Muses: EA Online, PSN Pass, and Used Games

Today I’d like to briefly talk about my thoughts on services like EA’s Online Pass, the upcoming PSN Pass Sony is implementing, and Used Games sales on the whole.

First off I’d like to set the stage with a few pure facts.

Game development costs are at the highest they’ve ever been. Blockbuster games are costing hundreds of millions of dollars to make, an almost absurd number until you look at the credits for one of these games and see just how many people were involved.

Game prices are close to the lowest they’ve ever been for mainstream titles. I remember paying 99-119 for games back in the Super Nintendo era – or well, I remember my parents paying those prices as I was too young to have that kind of money at that point. But the prices were definitely in that range. Now they’re 59 or 69 for a blockbuster game, that is quite a bit down.

Piracy is effecting developers more and more as generations go on. It’s hard to prove, but you see things like the lawsuit between Sony and Geohotz, or the constant DRM measures being implemented more and more by pc game developers… and you can’t deny that it is having a bigger and bigger impact.

Used game sales are at an all time high, games can pass through a used games seller 2 or 3 times being sold at pure profit for the used game store, with no money going to the developers.

 

Now that we have a bit of a groundwork laid…

I want to say I completely support both EA and Sony in the use of an online service to help encourage people to pay them. We don’t know all the details of Sony’s, so we can’t make too much of a judgement call on how fair it is, but I assume it will be like EA’s. That is to say that any game published by them that has a multiplayer component will have a one-time use code for multiplayer. If you buy the game new, you get that code, and get to play multiplayer at no charge. If you buy it used, chances are that code will be used as well, so you have to pay 10-ish dollars to get access to multiplayer.

It’s a very good business decision, it helps to support the game industry, and it helps to ensure that the publisher and, hopefully, the developer get their cut when a game is sold used.

Common arguments I hear when I say this:

1) It’s greedy!

How can it be greedy? They put a lot of money(possibly hundreds of millions of dollars) to bring this to you. For your enjoyment.
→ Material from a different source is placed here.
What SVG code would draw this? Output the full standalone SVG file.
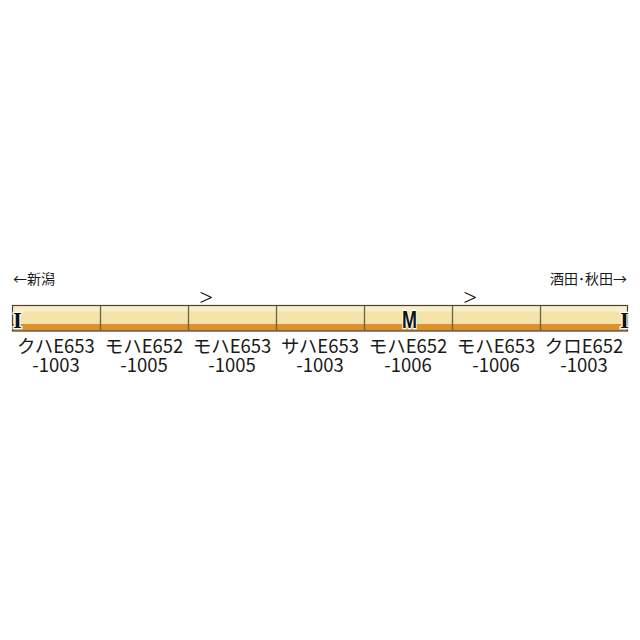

They’re letting you buy it used, getting the game for less and giving nothing to them if you just want to play single player. However, if you want multiplayer, you have to pay them a tiny chunk of change to get access, ensuring they at least benefit SOMEWHAT from you playing their game. Remember, they ARE businesses, and a business needs money – it’s why they exist.

2) What about people who can’t afford new games?

They can buy used games. Used games often sell for 20-30 dollars less than the new game, so even if you have to pay the 10 dollars for multiplayer – that still adds up to a savings of 10 to 20 dollars. And the multiplayer really extends the life, delaying them needing a new game so they can spend even less on games.

3) It punishes loyal customers!

If you are loyal to a business, you are willing to give them your money for products they make provided those products have value to you. That is what it means to be loyal to a company… it means you like what they do and give them your money. A company exists to make money, as I said before. So if you’re not giving them money, you’re not loyal to them. That means that if you’re a loyal supporter of the company, you’re buying your games new. Which means this has no impact on you, at all. The people this hurts are the people who are loyal supporters of the used game stores. And since they’re using the developer/publisher’s products without paying them a penny, as I said above it seems completely fair for them to pay 10 bucks if they want to use it online.

 

And just a brief word on used games. I have nothing against used games. They serve a definite purpose – to allow people to save a bit of money if they’re on a budget, or to trade in a game they’ll never play again to get money towards purchasing a new title they actually will. It does bother me a bit that stores can sell the same game 3 or 4 times and only pay the developer and publisher once. That means that in some cases a game can make more money for the game store than for the people who made it. But that’s the business they’re in, and they have just as much of a right to make a profit as the game makers do – so it’s fair game.